Course syllabus for Image processing

Mathematical analysis in several variables and statistics, and experience with Matlab.

• Visualise via means of mental images the process of forming 1D and 2D Fourier transforms and also the convolution process. Describe the similarities and differences between the continuous and discrete Fourier transforms and their inter-relationship.
• Select and apply appropriate image enhancement methods for different applications. Discriminate between cases where automated image enhancement methods produce appropriate results and where they do not.
• Understand the differences between averaging and median filtering for reducing image noise.
• Demonstrate understanding of image smoothing and sharpening in both the image and Fourier domains. Select between optimum methods of edge detection in different applications.
• Describe common distorted images as convolutions of the true image with point spread functions (PSF).

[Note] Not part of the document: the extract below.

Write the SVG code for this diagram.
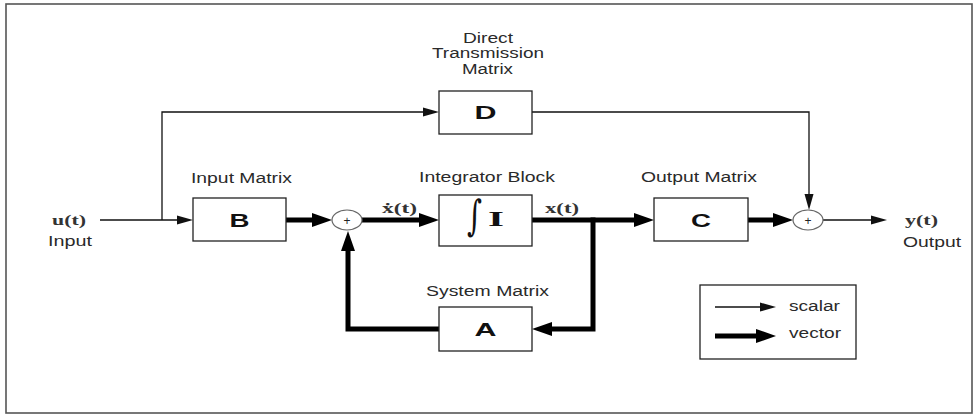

Describe and decide under which conditions different image restoration algorithms can be used and describe the strengths and weakness of these algorithms.
• Describe the Cosine transform and its relationship to the Fourier transform.
• Demonstrate a basic understanding of wavelets and know how to use them to compress and denoise data.
• Explain the difference between lossy and lossless compression methods and explain the concept of data redundancy as the source of compression. Describe the subcomponents of general compressor/decompressor algorithms. Calculate theoretical limits to lossless compression using the Shannon noiseless coding theorem and implement Huffman coding.
• Describe a variety of different mapping functions that can be used to obtain compression and decide when different methods are appropriate. Show via examples why Digital Pulse Code Modulation (DPCM) works and is stable in the face of quantisation errors.
• Describe the main components of the JPEG standard.
• Write computer code in MATLAB to implement selected image processing algorithms.